Tradition bearers of north Antrim

An overview of the great and late in traditional music

North Antrim has a greater musical diversity to its credit than any other region of Ireland, and the tradition bearers I am thinking of here fall into three main categories: those who have gone before, passing the tradition down to us; the older generation today, who have kept it alive and healthy even when traditional music was unfashionable; and the youngsters who are carrying it on.

The first group includes such local legends of the past as Joe Holmes of Ballymoney, a wonderful singer, songwriter, lilter and fiddler, and from the same stable, singer and fiddle player Stumpy McLuskey from Cloughmills. Frank McCollam taught local bands in Ballycastle as well as playing the accordion and bagpipes, but it is as a fiddle player and composer—with tunes including ‘The Home Ruler’—that he is best remembered.

Archie McKeegan of Cushendall was a fine singer with a great way with song. John Rea from Glenarm did much to promote the neglected hammer dulcimer, releasing two singles and appearing on stage with the famous Irish group The Chieftains.

Jim McGill of Ballycastle was a shy fiddler who taught many young locals. Sammy Wade from Ballymoney was another man who helped to blur the so called divide between the Irish and Ulster Scots traditions, playing the bagpipes, tin whistle and uilleann pipes.

Another man who did much to preserve and ensure the continuity of the tradition was Sam Stevenson from Broughshane, for not only was he a founding member of the Derry and Antrim Fiddlers, but also made fine fiddles for future generations.

Alex McAllister of Glenarm wrote and promoted the wonderful tradition of the Antrim Rhyme—timeless stories in verse that take us back to the good old country days in amusing and poignant ways. Sam Henry, who promoted and preserved the traditional song heritage of the area, left behind a collection of over 700 songs, now used by singers up and down Ireland as the definitive source for fine traditional songs.

Fortunately the thread remains unbroken and the second group is made up of tradition bearers from the older generation fortunately still with us. Men like John Kennedy of Cullybackey stand out from the crowd, for he taught accordion, flute bands and musicians most of his life, many to All Ireland standard. Dominic McNabb of Ballycastle is a fine fiddle player and teacher. With his musical partner, accordionist Leo Brown, McNabb has anchored one Ballycastle music session for the past 25 years.

John Moulden of Portrush has carried on the great song work of Sam Henry, for not only was he instrumental in having Henry's song collection published, but he has continued to research, publish and sing the songs of the area. Moulden also plays the bodhran and the much maligned spoons.

Jim McKillop from Waterfoot is a terrific fiddle player who also happens to be one of the finest fiddle makers in the country. Len Graham of Glenarm is an amazingly talented and endearing traditional singer who has made singing his life's work, singing the songs of north Antrim on concert platforms and in pub sessions all over the world.
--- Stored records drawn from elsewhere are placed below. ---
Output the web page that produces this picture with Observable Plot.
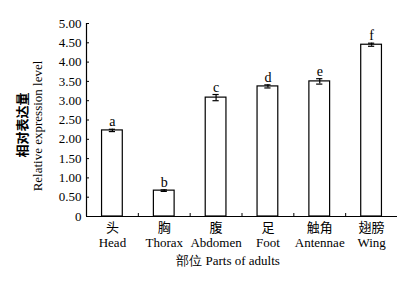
<!DOCTYPE html>
<html>
<head>
<meta charset="utf-8">
<script src="https://cdn.jsdelivr.net/npm/d3@7"></script>
<script src="https://cdn.jsdelivr.net/npm/@observablehq/plot@0.6"></script>
<style>
  html, body { margin: 0; padding: 0; background: #fff; }
  #chart svg { display: block; }
</style>
</head>
<body>
<div id="chart"></div>
<script>
const partsZh = ["头", "胸", "腹", "足", "触角", "翅膀"];
const partsEn = ["Head", "Thorax", "Abdomen", "Foot", "Antennae", "Wing"];
const values = [2.23, 0.67, 3.08, 3.37, 3.50, 4.45];
const errors = [0.03, 0.02, 0.08, 0.04, 0.07, 0.04];
const letters = ["a", "b", "c", "d", "e", "f"];
const yTicks = [0, 0.5, 1, 1.5, 2, 2.5, 3, 3.5, 4, 4.5, 5];
const yTitleZh = "相对表达量";
const yTitleEn = "Relative expression level";
const xTitle = "部位 Parts of adults";

const data = values.map((v, i) => ({
  i, zh: partsZh[i], en: partsEn[i], v, e: errors[i], letter: letters[i]
}));

const serif = "'Liberation Serif', 'Times New Roman', serif";
const cjk = "'Noto Sans CJK SC', sans-serif";

const chart = Plot.plot({
  width: 418,
  height: 282,
  marginLeft: 86,
  marginRight: 21,
  marginTop: 23,
  marginBottom: 66,
  style: { fontFamily: serif, fontSize: "13px", background: "#fff", color: "#000" },
  x: { type: "linear", domain: [0, 6] },
  y: { domain: [0, 5] },
  marks: [
    Plot.axisY({
      ticks: yTicks,
      tickSize: -3,
      tickPadding: 8,
      tickFormat: d => d === 0 ? "0" : d.toFixed(2),
      label: null,
      fontSize: 13
    }),
    Plot.axisX({
      ticks: [1, 2, 3, 4, 5],
      tickSize: -3,
      tickFormat: () => "",
      label: null
    }),
    Plot.rectY(data, {
      x1: d => d.i + 0.3, x2: d => d.i + 0.7, y1: 0, y2: "v",
      fill: "#fff", stroke: "#000", strokeWidth: 1.2
    }),
    Plot.ruleX(data, { x: d => d.i + 0.5, y1: d => d.v - d.e, y2: d => d.v + d.e, stroke: "#000", strokeWidth: 1.2 }),
    Plot.ruleY(data, { y: d => d.v + d.e, x1: d => d.i + 0.44, x2: d => d.i + 0.56, stroke: "#000", strokeWidth: 1.2 }),
    Plot.ruleY(data, { y: d => d.v - d.e, x1: d => d.i + 0.44, x2: d => d.i + 0.56, stroke: "#000", strokeWidth: 1.2 }),
    Plot.text(data, {
      x: d => d.i + 0.5, y: d => d.v + d.e, text: "letter",
      lineAnchor: "bottom", dy: -3, fontSize: 14, fontFamily: serif
    }),
    Plot.ruleY([0], { stroke: "#000", strokeWidth: 1.2 }),
    Plot.ruleX([0], { stroke: "#000", strokeWidth: 1.2 }),
    Plot.text(data, {
      x: d => d.i + 0.5, y: 0, text: "zh",
      dy: 11, lineAnchor: "middle", fontSize: 13, fontFamily: cjk
    }),
    Plot.text(data, {
      x: d => d.i + 0.5, y: 0, text: "en",
      dy: 26, lineAnchor: "middle", fontSize: 13, fontFamily: serif
    }),
    Plot.text([xTitle], {
      frameAnchor: "bottom", textAnchor: "middle", dy: 44, dx: -14, lineAnchor: "middle",
      fontSize: 13, fontFamily: serif
    }),
    Plot.text([yTitleZh], {
      frameAnchor: "left", textAnchor: "middle", dx: -64, dy: 5, rotate: -90, lineAnchor: "middle",
      fontSize: 13, fontWeight: "bold", fontFamily: cjk
    }),
    Plot.text([yTitleEn], {
      frameAnchor: "left", textAnchor: "middle", dx: -49, dy: 6, rotate: -90, lineAnchor: "middle",
      fontSize: 13, fontFamily: serif
    })
  ]
});
document.getElementById("chart").appendChild(chart);
</script>
</body>
</html>
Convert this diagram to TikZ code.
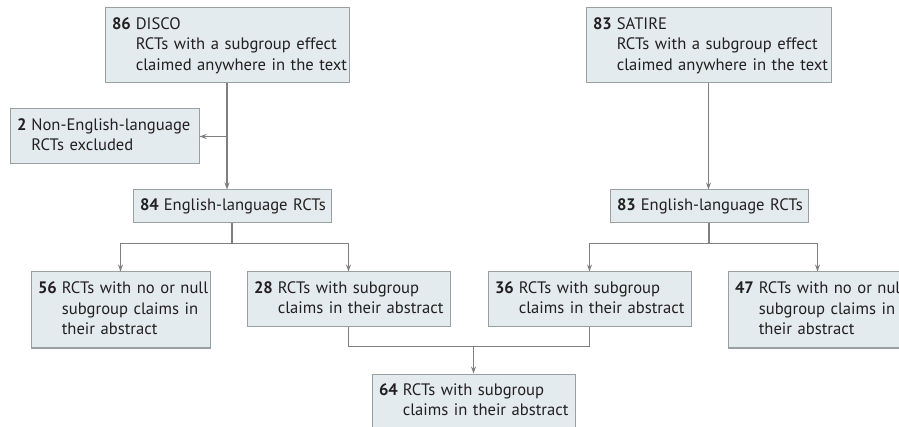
\documentclass[tikz,border=0pt]{standalone}
\usepackage{fontspec}
\setmainfont{PT Sans}
\usepackage{xcolor}
\usetikzlibrary{positioning,arrows.meta,calc}
\definecolor{boxfill}{HTML}{E3EBEE}
\definecolor{boxline}{HTML}{9A9FA2}
\definecolor{flowline}{HTML}{808080}
\definecolor{inktext}{HTML}{231F20}
\tikzset{
  flowbox/.style   = {rectangle, draw=boxline, fill=boxfill, line width=1pt,
                      inner xsep=7pt, inner ysep=0pt, align=left, text=inktext,
                      font=\fontsize{16.6}{20.5}\selectfont},
  flowedge/.style  = {flowline, line width=1.2pt},
  flowarrow/.style = {flowedge, -{Stealth[length=7pt,width=5pt]}},
}
\newcommand{\tally}[2]{\begin{tabular}[t]{@{}l@{\hspace{5pt}}l@{}}\textbf{#1} & \begin{tabular}[t]{@{}l@{}}#2\end{tabular}\end{tabular}}

\begin{document}
\begin{tikzpicture}[x=1pt,y=-1pt]
      \useasboundingbox (0,0) rectangle (899,427);
      % top row
      \node[flowbox, text width=230pt, minimum height=75pt] (disco) at (227,45.5)
        {\tally{86}{DISCO\\RCTs with a subgroup effect\\claimed anywhere in the text}};
      \node[flowbox, text width=231pt, minimum height=75pt] (satire) at (708.5,45.5)
        {\tally{83}{SATIRE\\RCTs with a subgroup effect\\claimed anywhere in the text}};
      \node[flowbox, text width=175pt, minimum height=55pt] (excl) at (104.5,136.5)
        {\tally{2}{Non-English-language\\RCTs excluded}};
      % english-language
      \node[flowbox, text width=184pt, minimum height=33pt] (eng1) at (232,206.5)
        {\tally{84}{English-language RCTs}};
      \node[flowbox, text width=184pt, minimum height=33pt] (eng2) at (709,206.5)
        {\tally{83}{English-language RCTs}};
      % abstract claims
      \node[flowbox, text width=165pt, minimum height=76pt] (null1) at (120.5,310)
        {\tally{56}{RCTs with no or null\\subgroup claims in\\their abstract}};
      \node[flowbox, text width=189pt, minimum height=55pt] (sub1) at (348.5,299.5)
        {\tally{28}{RCTs with subgroup\\claims in their abstract}};
      \node[flowbox, text width=189pt, minimum height=55pt] (sub2) at (589.5,299.5)
        {\tally{36}{RCTs with subgroup\\claims in their abstract}};
      \node[flowbox, text width=165pt, minimum height=76pt] (null2) at (817.5,310)
        {\tally{47}{RCTs with no or null\\subgroup claims in\\their abstract}};
      \node[flowbox, text width=189pt, minimum height=55pt] (merged) at (473.5,401.5)
        {\tally{64}{RCTs with subgroup\\claims in their abstract}};

      \coordinate (split) at (disco.south |- excl.east);
      \coordinate (fork1) at ($(eng1.south)+(0,20)$);
      \coordinate (fork2) at ($(eng2.south)+(0,20)$);
      \coordinate (join) at ($(merged.north)+(0,-27)$);

      \draw[flowarrow] (disco.south) -- (disco.south |- eng1.north);
      \draw[flowarrow] (split) -- (excl.east);
      \draw[flowarrow] (satire.south) -- (satire.south |- eng2.north);
      \draw[flowedge] (eng1.south) -- (fork1);
      \draw[flowarrow] (fork1) -| (null1.north);
      \draw[flowarrow] (fork1) -| (sub1.north);
      \draw[flowedge] (eng2.south) -- (fork2);
      \draw[flowarrow] (fork2) -| (sub2.north);
      \draw[flowarrow] (fork2) -| (null2.north);
      \draw[flowedge] (sub1.south) |- (join);
      \draw[flowedge] (sub2.south) |- (join);
      \draw[flowarrow] (join) -- (merged.north);
\end{tikzpicture}
\end{document}
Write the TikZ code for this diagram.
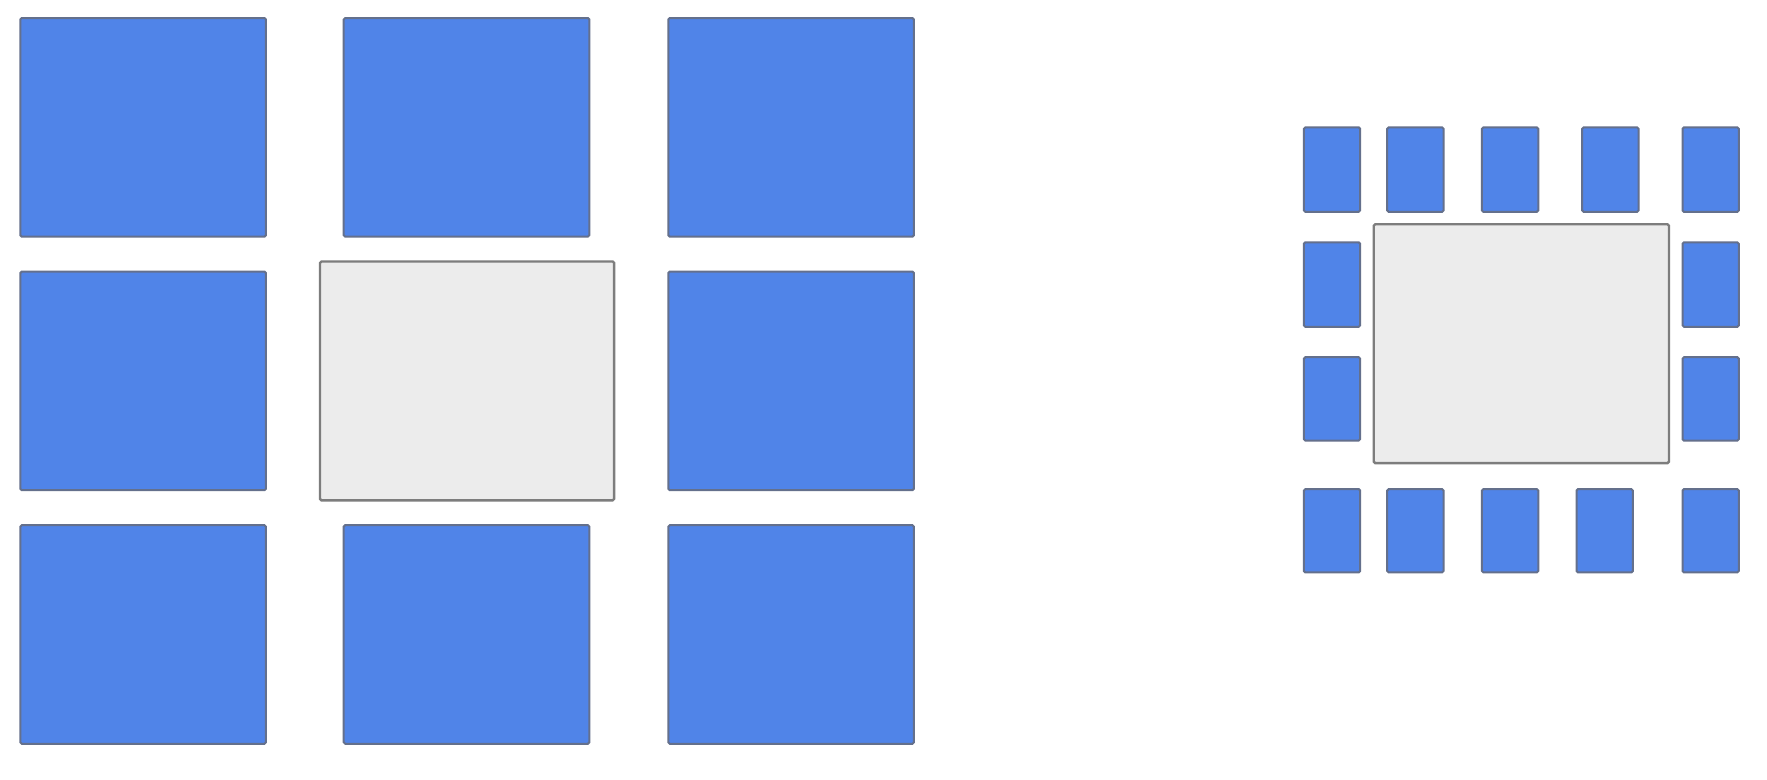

Another musician, worthy of note is Denis Sweeney of Randalstown, an excellent musician who has taught fiddle to countless numbers over the years, and inspired many more with his playing. Charlie Gillen from Dervock carries on where Alex McAllister left off, for he not only ‘talks the talk’ in a broad, rich country accent, but also composes many wonderful rhymes in the idiom. Fortunately, Gillen has a natural gift for reciting these little gems, which make them, uniquely, legends in his own lifetime.

Last, but not least, is Paul McAuley of Ballycastle, a full time Bodhran maker and player who has helped many youngsters take their first faltering steps on to the traditional music ladder, supplying their first home grown instrument.

North Antrim is also awash with talented highland pipers who brought home two world championship trophies in 2004.

As well as these men—or in most cases, because of these men—there is a third group we need to look at, namely younger musicians who continue to carry the mantle of traditional music in Co Antrim. As in the previous category, there are too many to mention here, but I am thinking of such musicians as harpist Marie McGowan from Ballycastle, demon accordionist Damian McKee from Dunloy, enchanting flautist Dee Havlin from Ballymoney, fiddle player Kieran Convery from Portglenone, and the awesome harpist and guitar player Eoghain O'Brien, also of Portglenone. These talents, plus many, many more, play on a world stage, but essentially, also actively pass on the tradition to the next generation.